Un passo alla volta, un giorno dopo l’altro, ma quelli che si sono visti azzerare i risparmi? Pensionati, impiegati, cuochi, insegnanti, parrucchieri, meccanici, un esercito di brava gente, mica lupi di Wall Street.
«Stiamo lavorando con il governo per trovare una soluzione. Non sarà  un rimedio totale e nemmeno indifferenziato. Non sarà  qualcosa del tipo – prosegue Bertola – riconosciamo un x per cento a tutti quelli che avevano le subordinate e non potrà  essere un aiuto di Stato».
Quindi? «Ci sarà  un ristoro per le fasce deboli»
Eppure questa storia dove tutto sembra essere precipitato all’improvviso, non è stata un cataclisma, lo ricorda Alessandro Mugnai, segretario della Cgil di Arezzo: «Non ci sono cause naturali in questo terremoto sociale, bisognerà  che qualcuno indaghi sulle colpe di chi ha portato Banca Etruria fino a qui».
La Federconsumatori di Arezzo annuncia che la prossima settimana presenterà  un esposto in procura.
«Il collocamento del 2013 è stato fatto in buona fede sperando di salvare la banca» assicura Bertola dal quartiere generale dell’Etruria, vicino all’Autosole e assolve i dipendenti agli sportelli.

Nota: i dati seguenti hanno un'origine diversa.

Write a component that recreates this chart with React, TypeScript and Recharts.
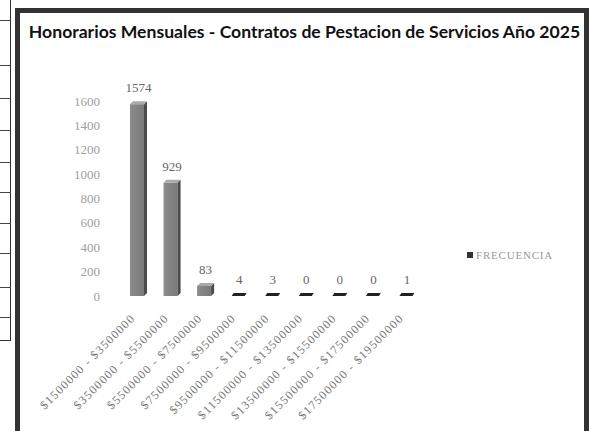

Fra loro uno racconta: «Eravamo sotto pressione. I dirigenti insistevano, ci facevano anche 2 o 3 telefonate al giorno: le hai vendute? Quante ne hai vendute di subordinate? Credevamo di offrire titoli sicuri, li abbiamo dati anche ad amici e ai parenti. In ufficio facevano la classifica di chi ne vendeva di più: si andava da “sei un mito” a “sei un incapace”. E non avevamo premi di produzione».
Si ferma e aggiunge: «Ho visto miei colleghi allo sportello piangere. La nostra credibilità  è a pezzi, con quale faccia domani consiglieremo un investimento a un cliente?».